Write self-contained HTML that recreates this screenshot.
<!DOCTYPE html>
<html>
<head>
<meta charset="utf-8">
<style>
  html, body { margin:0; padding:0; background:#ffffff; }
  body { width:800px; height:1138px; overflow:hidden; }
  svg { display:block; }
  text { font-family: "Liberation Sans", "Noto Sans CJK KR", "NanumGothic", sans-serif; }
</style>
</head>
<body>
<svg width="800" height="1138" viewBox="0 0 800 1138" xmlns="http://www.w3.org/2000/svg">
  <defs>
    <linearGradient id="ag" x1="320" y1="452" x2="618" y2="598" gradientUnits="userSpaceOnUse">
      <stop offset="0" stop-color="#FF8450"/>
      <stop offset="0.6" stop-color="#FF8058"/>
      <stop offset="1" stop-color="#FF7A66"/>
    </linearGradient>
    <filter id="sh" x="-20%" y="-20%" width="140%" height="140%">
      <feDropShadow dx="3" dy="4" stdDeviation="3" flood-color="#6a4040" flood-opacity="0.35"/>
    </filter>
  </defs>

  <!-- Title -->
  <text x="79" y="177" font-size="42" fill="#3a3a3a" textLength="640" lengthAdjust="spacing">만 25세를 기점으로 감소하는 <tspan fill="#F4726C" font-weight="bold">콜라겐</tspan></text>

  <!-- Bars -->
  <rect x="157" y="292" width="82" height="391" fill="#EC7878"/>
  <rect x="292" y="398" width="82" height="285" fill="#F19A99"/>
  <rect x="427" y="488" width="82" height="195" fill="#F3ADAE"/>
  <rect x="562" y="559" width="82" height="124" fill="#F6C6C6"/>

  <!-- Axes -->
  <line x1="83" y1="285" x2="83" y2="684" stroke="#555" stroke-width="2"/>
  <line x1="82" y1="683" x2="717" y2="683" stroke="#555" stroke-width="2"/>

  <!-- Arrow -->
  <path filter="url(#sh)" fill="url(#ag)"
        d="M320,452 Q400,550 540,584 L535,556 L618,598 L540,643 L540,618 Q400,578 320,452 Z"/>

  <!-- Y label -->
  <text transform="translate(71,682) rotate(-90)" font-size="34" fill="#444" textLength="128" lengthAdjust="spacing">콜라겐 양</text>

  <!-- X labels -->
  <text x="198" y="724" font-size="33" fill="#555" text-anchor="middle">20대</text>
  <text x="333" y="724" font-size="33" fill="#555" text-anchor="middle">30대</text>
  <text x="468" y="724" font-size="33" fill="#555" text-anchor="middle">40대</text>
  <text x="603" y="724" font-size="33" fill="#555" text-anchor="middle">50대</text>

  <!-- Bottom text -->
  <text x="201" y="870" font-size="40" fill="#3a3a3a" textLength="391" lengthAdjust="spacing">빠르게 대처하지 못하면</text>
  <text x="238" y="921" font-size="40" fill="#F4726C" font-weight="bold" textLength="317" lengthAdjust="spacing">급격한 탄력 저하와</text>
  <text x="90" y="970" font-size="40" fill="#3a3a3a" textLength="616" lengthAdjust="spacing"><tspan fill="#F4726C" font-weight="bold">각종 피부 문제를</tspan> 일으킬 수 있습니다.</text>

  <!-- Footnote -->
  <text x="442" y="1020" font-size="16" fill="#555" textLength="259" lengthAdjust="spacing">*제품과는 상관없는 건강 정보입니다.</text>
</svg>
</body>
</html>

+++

-- DIRECTION --
Please write out the material word for word from its first line through the line holding "25세를 기점으로 감소하는", including both, and no line past it.

-- WRITTEN RESPONSE --
Write self-contained HTML that recreates this screenshot.
<!DOCTYPE html>
<html>
<head>
<meta charset="utf-8">
<style>
  html, body { margin:0; padding:0; background:#ffffff; }
  body { width:800px; height:1138px; overflow:hidden; }
  svg { display:block; }
  text { font-family: "Liberation Sans", "Noto Sans CJK KR", "NanumGothic", sans-serif; }
</style>
</head>
<body>
<svg width="800" height="1138" viewBox="0 0 800 1138" xmlns="http://www.w3.org/2000/svg">
  <defs>
    <linearGradient id="ag" x1="320" y1="452" x2="618" y2="598" gradientUnits="userSpaceOnUse">
      <stop offset="0" stop-color="#FF8450"/>
      <stop offset="0.6" stop-color="#FF8058"/>
      <stop offset="1" stop-color="#FF7A66"/>
    </linearGradient>
    <filter id="sh" x="-20%" y="-20%" width="140%" height="140%">
      <feDropShadow dx="3" dy="4" stdDeviation="3" flood-color="#6a4040" flood-opacity="0.35"/>
    </filter>
  </defs>

  <!-- Title -->
  <text x="79" y="177" font-size="42" fill="#3a3a3a" textLength="640" lengthAdjust="spacing">만 25세를 기점으로 감소하는 <tspan fill="#F4726C" font-weight="bold">콜라겐</tspan></text>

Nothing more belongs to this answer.